In other words, the Attorney-General was doing a political job. He could luxuriate in professional “independence” when a debate was still open. But once a decision was made, the lawyer’s task is to wipe the fingerprints, clean up the blood and drive the getaway car. This was no different from John Scarlett’s predicament at the Joint Intelligence Committee. He suddenly had to stop being a sceptical analyst and become an Alastair Campbell spin-doctor. The country was going to war and needed a “45-minute menace”. That March both intelligence and legal advice were being stretched beyond breaking. This was confirmed by two former Whitehall officials, the head of MI6 and Mr Blair’s European adviser, on the BBC on Sunday. That March, Downing Street had no call for professional tap-dancers. It needed shysters and gumshoes.

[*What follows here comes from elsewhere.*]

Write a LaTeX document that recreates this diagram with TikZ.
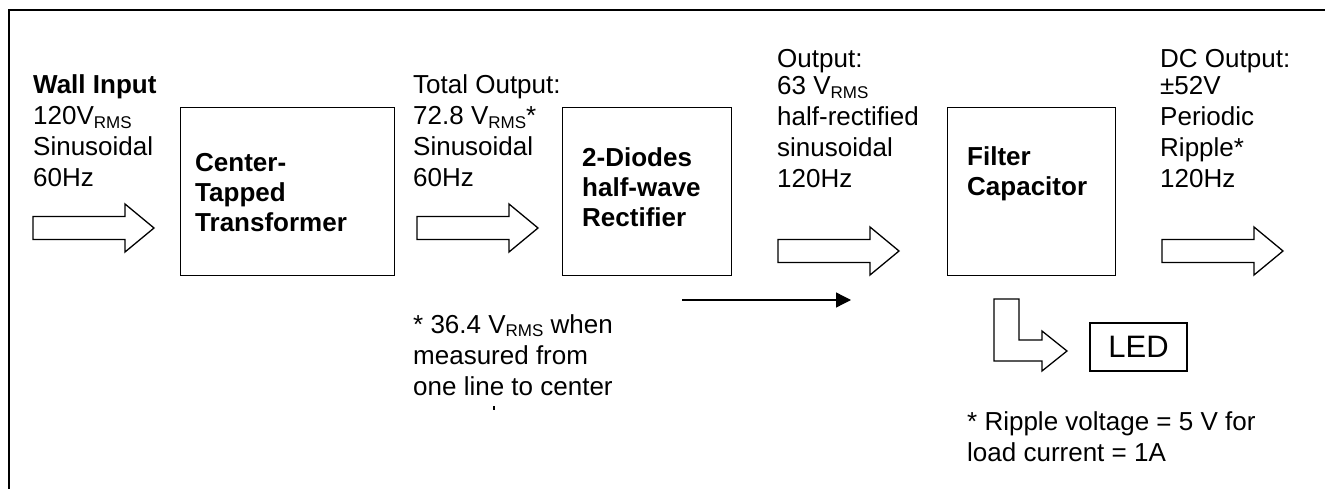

Before the Suez invasion, Anthony Eden likewise found himself beset with a doubting Attorney-General, a doubting defence minister and a doubting Foreign Office legal team. Most vociferous doubters were the Americans, demanding that Britain defer to the authority of the UN (those were the days). Eden duly turned to his more pliable Lord Chancellor for legal advice, and to an agreeable Oxford don, Arthur Goodhart. When he found his intelligence advice equally unhelpful, he turned to a friendly spy in Cairo, who assured him that Nasser would fall at the first bomb.
International lawyers were overwhelmingly hostile to the Iraq invasion. There was only one ostensibly independent voice cheerleading for Downing Street, Professor Christopher Greenwood, of the LSE. Last week it was revealed that he had received more than £50,000 for his services by Lord Goldsmith, a fact never revealed in his media appearances. So much for academic independence.

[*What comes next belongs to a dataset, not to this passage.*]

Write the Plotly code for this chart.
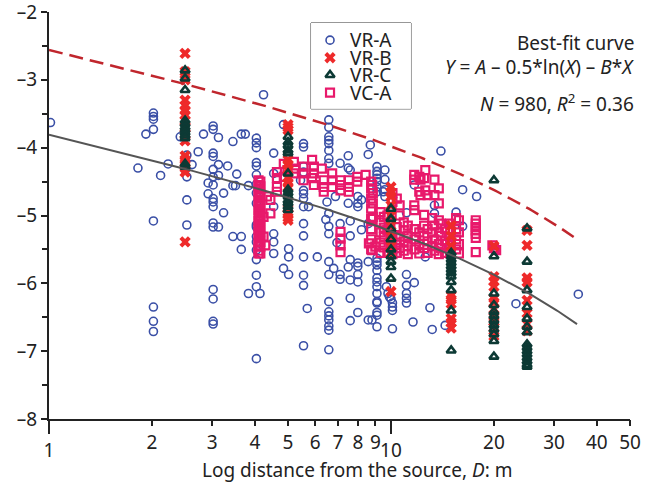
import numpy as np
import plotly.graph_objects as go

# ---------------- data ----------------
# VR-A (blue open circles): (distance, [values])
vra_groups = [
    (1.01, [-3.63]), (1.82, [-4.30]), (1.92, [-3.80]),
    (2.02, [-3.49, -3.54, -3.58, -3.73, -5.08, -6.35, -6.56, -6.71]),
    (2.12, [-4.41]), (2.23, [-4.24]), (2.42, [-3.84]),
    (2.53, [-4.11, -4.43, -4.77, -5.14]), (2.62, [-4.25]), (2.73, [-4.06]),
    (2.83, [-3.80]), (2.92, [-4.52, -4.68]),
    (3.02, [-3.68, -3.73, -4.08, -4.13, -4.32, -4.43, -4.55, -4.75, -4.80, -4.87,
            -5.11, -5.17, -6.09, -6.23, -6.56, -6.60]),
    (3.13, [-3.85, -4.25, -4.41, -5.17]), (3.24, [-4.67, -4.96]), (3.33, [-4.27]),
    (3.45, [-3.91, -4.56, -5.31]), (3.51, [-4.56]), (3.54, [-4.39]),
    (3.65, [-3.80, -5.31, -5.50]), (3.75, [-3.80]), (3.83, [-4.56, -6.15]),
    (4.04, [-3.86, -3.93, -4.00, -4.22, -4.27, -4.40, -4.54, -4.67, -4.82, -5.14,
            -5.17, -5.31, -5.39, -5.51, -5.65, -5.88, -6.05, -7.11]),
    (4.14, [-6.15]), (4.24, [-3.22]),
    (4.54, [-4.08, -4.38, -4.87, -5.27, -5.39, -5.56]),
    (4.85, [-3.66, -5.78]), (5.02, [-5.49, -5.61, -5.87]), (5.44, [-4.48]),
    (5.55, [-3.94, -3.99, -4.28, -4.36, -4.63, -4.68, -4.75, -4.87, -5.12, -5.30,
            -5.61, -5.88, -6.03, -6.92]),
    (5.69, [-6.37]), (5.74, [-4.87]), (6.09, [-5.61]),
    (6.58, [-3.59, -3.70, -3.84, -3.89, -3.94, -4.04, -4.16, -4.23, -4.97, -5.16,
            -5.27, -5.68, -5.87, -6.27, -6.42, -6.48, -6.54, -6.63, -6.69, -6.98]),
    (6.50, [-4.80]), (6.45, [-5.06]),
    (6.88, [-4.72]), (6.95, [-5.40]), (6.80, [-5.78]),
    (7.10, [-4.23, -5.12, -5.87, -5.94]),
    (7.50, [-4.12, -4.30, -4.82, -5.76]),
    (7.60, [-4.33, -5.08, -5.30, -5.65, -5.95, -6.22, -6.55]),
    (8.00, [-4.72, -4.82, -4.87, -5.70, -5.75, -5.87, -5.98, -6.43]),
    (8.20, [-4.77, -5.21]),
    (8.58, [-4.10, -5.12, -5.68, -6.54]), (8.70, [-3.96]), (8.80, [-6.54]),
    (9.10, [-4.28, -4.35, -4.40, -4.45, -4.50, -4.58, -4.65, -5.63, -5.68, -5.73,
            -5.81, -5.92, -5.98, -6.05, -6.15, -6.27, -6.29, -6.43, -6.47, -6.64]),
    (9.50, [-4.65]), (9.60, [-4.33, -4.47, -4.62, -4.72]),
    (9.70, [-6.05]), (9.80, [-6.15]), (9.90, [-6.20]), (10.0, [-6.23]),
    (10.1, [-6.29, -6.35, -6.40, -6.67]),
    (11.1, [-4.96, -5.87, -6.03, -6.15, -6.22, -6.29]), (11.6, [-6.57]),
    (11.7, [-4.55, -5.99]), (12.6, [-5.61]), (13.0, [-6.36]), (13.2, [-6.68]),
    (13.4, [-4.85, -4.97]), (14.0, [-4.05]), (14.4, [-6.62]), (15.5, [-4.95]),
    (16.2, [-4.62, -5.16]), (17.8, [-4.72]), (23.2, [-6.30]), (35.3, [-6.16]),
]

# VR-B (red crosses)
vrb_groups = [
    (2.5, [-2.61, -2.88, -3.00, -3.30, -3.38, -3.45, -3.52, -3.60, -3.70, -3.80,
           -3.90, -4.12, -4.18, -4.24, -4.30, -4.36, -5.39]),
    (5, [-3.66, -3.70, -3.74, -4.18, -4.25, -4.32, -4.45, -4.52, -4.58, -4.90,
         -4.97, -5.03, -5.07]),
    (10, [-4.58, -4.66, -4.72, -4.85, -5.00, -5.15, -5.30, -5.45, -5.55, -6.12]),
    (15, [-5.15, -5.30, -5.45, -6.18, -6.24, -6.30, -6.52, -6.58, -6.66]),
    (20, [-5.45, -5.90, -5.97, -6.05, -6.22, -6.28, -6.38, -6.50, -6.56, -6.65, -6.78]),
    (25, [-5.22, -5.44, -5.92, -5.98, -6.25, -6.44, -6.60, -6.70]),
]

# VR-C (dark green triangles)
vrc_groups = [
    (2.5, [-2.86, -2.98, -3.15, -3.60, -3.65, -3.70, -3.74, -3.78, -3.82, -3.86,
           -4.24, -4.28]),
    (5, [-3.84, -3.92, -3.97, -4.04, -4.08, -4.38, -4.62, -4.67, -4.72, -4.78,
         -4.82, -4.87, -4.92]),
    (10, [-4.90, -5.05, -5.20, -5.35, -5.50, -5.60, -5.68, -5.76, -5.93]),
    (15, [-5.55, -5.60, -5.65, -5.70, -5.75, -5.80, -5.85, -5.90, -5.98, -6.10,
          -6.40, -6.99]),
    (20, [-4.48, -5.60, -6.15, -6.32, -6.42, -6.48, -6.55, -6.62, -6.68, -6.75,
          -6.85, -7.08]),
    (25, [-5.19, -5.68, -6.10, -6.35, -6.52, -6.64, -6.72, -6.90, -6.95, -7.00,
          -7.05, -7.10, -7.15, -7.20, -7.23]),
]

# VC-A (pink open squares)
vca_groups = [
    (4.10, [-4.48, -4.55, -4.62, -4.70, -4.78, -4.85, -4.92, -5.00, -5.08, -5.15,
            -5.22, -5.30, -5.38, -5.45, -5.52, -5.56]),
    (4.15, [-4.50, -4.57, -4.65, -4.72, -4.80, -4.87, -4.95, -5.02, -5.09, -5.17,
            -5.24, -5.31, -5.39, -5.46, -5.56]),
    (4.24, [-5.02, -5.31]), (4.29, [-5.44]), (4.34, [-4.72]), (4.44, [-4.77, -4.97]),
    (4.64, [-4.36, -4.45, -4.58, -4.65]), (4.86, [-4.24, -4.43]), (4.98, [-4.33]),
    (5.20, [-4.21, -4.38]), (5.25, [-4.31]), (5.55, [-4.28, -4.38, -4.48]),
    (5.88, [-4.18, -4.45]), (5.95, [-4.28, -4.38, -4.55]), (6.28, [-4.31]),
    (6.36, [-4.48, -4.58, -4.65]), (6.73, [-4.38, -4.48, -4.58]),
    (7.12, [-4.48, -4.55, -4.63, -5.24, -5.34, -5.44, -5.54]),
    (7.53, [-4.48, -4.58, -4.65]), (7.97, [-4.43, -4.50]), (8.43, [-4.40]),
    (8.62, [-5.41]), (8.81, [-4.55, -5.51]), (8.85, [-4.67, -4.82, -5.02]),
    (8.75, [-4.50, -4.60, -4.75, -4.90, -5.05, -5.20, -5.35, -5.50]),
    (9.00, [-5.46]),
    (9.33, [-4.95, -5.10, -5.25, -5.40, -5.55]),
    (9.53, [-5.02, -5.18, -5.32, -5.47]),
    (9.76, [-5.00, -5.22, -5.55]),
    (9.96, [-5.12, -5.30, -5.45]),
    (10.1, [-4.67, -4.80, -5.34, -5.50, -5.57]),
    (10.4, [-4.75, -5.17, -5.40, -5.55]),
    (10.6, [-4.85, -5.00, -5.31, -5.48]),
    (10.9, [-5.10, -5.22, -5.38, -5.52]),
    (11.2, [-5.15, -5.30, -5.45, -5.57]),
    (11.7, [-4.40, -4.47, -4.85, -4.92, -5.20, -5.35, -5.50]),
    (12.1, [-4.43, -4.65, -5.25, -5.42, -5.56]),
    (12.2, [-4.47, -4.70]),
    (12.5, [-4.45, -4.99, -5.15, -5.30, -5.48]),
    (12.6, [-4.33, -4.63]),
    (12.8, [-4.70, -5.20, -5.38, -5.55]),
    (13.2, [-5.04, -5.25, -5.45]),
    (13.4, [-4.47, -4.70, -5.15, -5.35, -5.52]),
    (13.8, [-4.60, -4.82, -5.07, -5.25, -5.42, -5.57]),
    (14.0, [-5.12, -5.30, -5.48]),
    (14.4, [-5.20, -5.38, -5.55]),
    (14.9, [-5.12, -5.22, -5.32, -5.42, -5.50, -5.56]),
    (15.5, [-5.04, -5.20, -5.35, -5.50]),
    (15.8, [-5.07, -5.25, -5.42, -5.56]),
    (17.7, [-5.07, -5.12, -5.17, -5.22, -5.27, -5.33, -5.54]),
    (19.8, [-5.44]), (20.0, [-5.48]), (20.3, [-5.51]),
]

# Best-fit curve  Y = A - 0.5*ln(X) - B*X  and upper bound (dashed)
fit_A = -3.78
fit_B = 0.0298
upper_offset = 1.25
curve_range = [1, 35]

x_tick_major = [1, 10]
x_tick_minor = [2, 3, 4, 5, 6, 7, 8, 9, 20, 30, 40, 50]
y_ticks = [-8, -7, -6, -5, -4, -3, -2]
y_ticktext = ["–8", "–7", "–6", "–5", "–4", "–3", "–2"]
y_minor = [-7.5, -6.5, -5.5, -4.5, -3.5, -2.5]

legend_labels = ["VR-A", "VR-B", "VR-C", "VC-A"]
legend_rows = [0.80, 0.595, 0.395, 0.19]   # row positions inside the legend box


def flatten(groups):
    xs, ys = [], []
    for d, vals in groups:
        xs += [d] * len(vals)
        ys += vals
    return xs, ys


FONT = "Noto Sans"
FS = 19
styles = {
    "VR-A": dict(symbol="circle-open", size=8, color="#3a4fa6",
                 line=dict(width=1.6, color="#3a4fa6")),
    "VR-B": dict(symbol="x", size=10, color="#ee2a2a", line=dict(width=0)),
    "VR-C": dict(symbol="triangle-up-open", size=8, color="#0d3a35",
                 line=dict(width=2.6, color="#0d3a35")),
    "VC-A": dict(symbol="square-open", size=8, color="#e8196b",
                 line=dict(width=2.2, color="#e8196b")),
}

fig = go.Figure()
for name, groups in [("VR-A", vra_groups), ("VC-A", vca_groups),
                     ("VR-B", vrb_groups), ("VR-C", vrc_groups)]:
    xs, ys = flatten(groups)
    fig.add_trace(go.Scatter(x=xs, y=ys, mode="markers", name=name,
                             showlegend=False, marker=styles[name]))

cx = np.logspace(np.log10(curve_range[0]), np.log10(curve_range[1]), 200)
cy = fit_A - 0.5 * np.log(cx) - fit_B * cx
fig.add_trace(go.Scatter(x=cx, y=cy, mode="lines", showlegend=False,
                         line=dict(color="#555555", width=2)))
fig.add_trace(go.Scatter(x=cx, y=cy + upper_offset, mode="lines", showlegend=False,
                         line=dict(color="#c0262d", width=2.5, dash="14px,7px")))
# invisible helper so the overlay tick axis is drawn
fig.add_trace(go.Scatter(x=[], y=[], xaxis="x2", showlegend=False))

# legend (own small subplot so its box sits above the data)
for lab, row in zip(legend_labels, legend_rows):
    fig.add_trace(go.Scatter(x=[0.19], y=[row], xaxis="x3", yaxis="y3", mode="markers",
                             showlegend=False, marker=styles[lab], hoverinfo="skip"))
    fig.add_annotation(text=lab, xref="x3", yref="y3", x=0.37, y=row, xanchor="left",
                       yanchor="middle", showarrow=False, font=dict(size=FS))
fig.add_shape(type="rect", xref="x3 domain", yref="y3 domain", x0=0, x1=1, y0=0, y1=1,
              fillcolor="#e6e6e6", line=dict(color="#333", width=1), layer="below")

xr = [0, np.log10(50)]
common = dict(showgrid=False, zeroline=False, automargin=False,
              tickfont=dict(size=FS), ticklabeloverflow="allow")
fig.update_layout(
    width=645, height=490,
    margin=dict(l=49, r=15, t=12, b=71),
    paper_bgcolor="white", plot_bgcolor="white",
    font=dict(family=FONT, size=FS, color="#222"),
    showlegend=False,
    xaxis=dict(type="log", range=xr, tickmode="array", tickvals=x_tick_major,
               ticktext=[str(v) for v in x_tick_major], ticks="outside", ticklen=13,
               tickwidth=2, tickcolor="#222", showline=True, linewidth=2,
               linecolor="#222", **common),
    xaxis2=dict(type="log", range=xr, overlaying="x", anchor="y", side="bottom",
                tickmode="array", tickvals=x_tick_minor,
                ticktext=[str(v) for v in x_tick_minor], ticks="outside", ticklen=6,
                tickwidth=2, tickcolor="#222", showline=False, **common),
    yaxis=dict(range=[-8, -2], tickmode="array", tickvals=y_ticks,
               ticktext=y_ticktext, ticks="outside", ticklen=6, tickwidth=2,
               tickcolor="#222", showline=True, linewidth=2, linecolor="#222",
               minor=dict(tickmode="array", tickvals=y_minor,
                          ticks="outside", ticklen=5, tickwidth=2, tickcolor="#222",
                          showgrid=False),
               **common),
    xaxis3=dict(domain=[0.451, 0.623], anchor="y3", range=[0, 1], visible=False,
                fixedrange=True),
    yaxis3=dict(domain=[0.762, 0.973], anchor="x3", range=[0, 1], visible=False,
                fixedrange=True),
)

fig.add_annotation(text="Best-fit curve", xref="paper", yref="paper", x=1.0103, y=0.924,
                   xanchor="right", yanchor="middle", showarrow=False, font=dict(size=FS))
fig.add_annotation(text="<i>Y</i> = <i>A</i> – 0.5*ln(<i>X</i>) – <i>B</i>*<i>X</i>",
                   xref="paper", yref="paper", x=1.0103, y=0.865,
                   xanchor="right", yanchor="middle", showarrow=False, font=dict(size=FS))
fig.add_annotation(text="<i>N</i> = 980, <i>R</i><sup>2</sup> = 0.36",
                   xref="paper", yref="paper", x=1.0103, y=0.776,
                   xanchor="right", yanchor="middle", showarrow=False, font=dict(size=FS))
fig.add_annotation(text="Log distance from the source, <i>D</i>: m",
                   xref="paper", yref="paper", x=0.530, y=-0.1253,
                   xanchor="center", yanchor="middle", showarrow=False, font=dict(size=FS))

# the page's default 8px body margin would shift the figure; remove it
fig.write_html("out.html", config={"displayModeBar": False},
               post_script="document.body.style.margin='0px';document.body.style.overflow='hidden';")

As the Hutton and Butler reports illustrated, those in the swirl (and pay) of government are bound to feel its influence in time of crisis. The Blair administration is highly political. It is not a place where independence of thought and advice is likely to shine. But then the same was said of the Thatcher Government. As the Suez parallel shows, any prime minister who has decided to go to war craves obedience.
Mr Blair decided to invade Iraq alongside America back in 2002, though he always denied it. He must have known he had dodgy intelligence and dodgy law. Yet he needed loyalty, like Lord Melbourne, the more desperately “when I am in the wrong”. Lord Goldsmith was there to follow him even into the murkiest depths of international jurisprudence.
The first duty of a public official may be “to tell truth to power”, but the second is loyalty. The Butler report accused Mr Blair of polluting the first duty with the second. Scientific independence failed when he capitulated to the beef producers during foot-and-mouth. Intelligence independence failed when Downing Street needed an “imminent threat” from Saddam. Legal independence failed on the morning of March 17, 2003. In each case loyalty took precedence over professional integrity.
Robust, independent, professional advice has always been crucial to sound administration. This is no longer the British way. Professionalism is corrupted by politics and as a result ministers use the media as their sounding board. But it is hard to blame the present Attorney-General for this. He is a monkey, not the organ-grinder.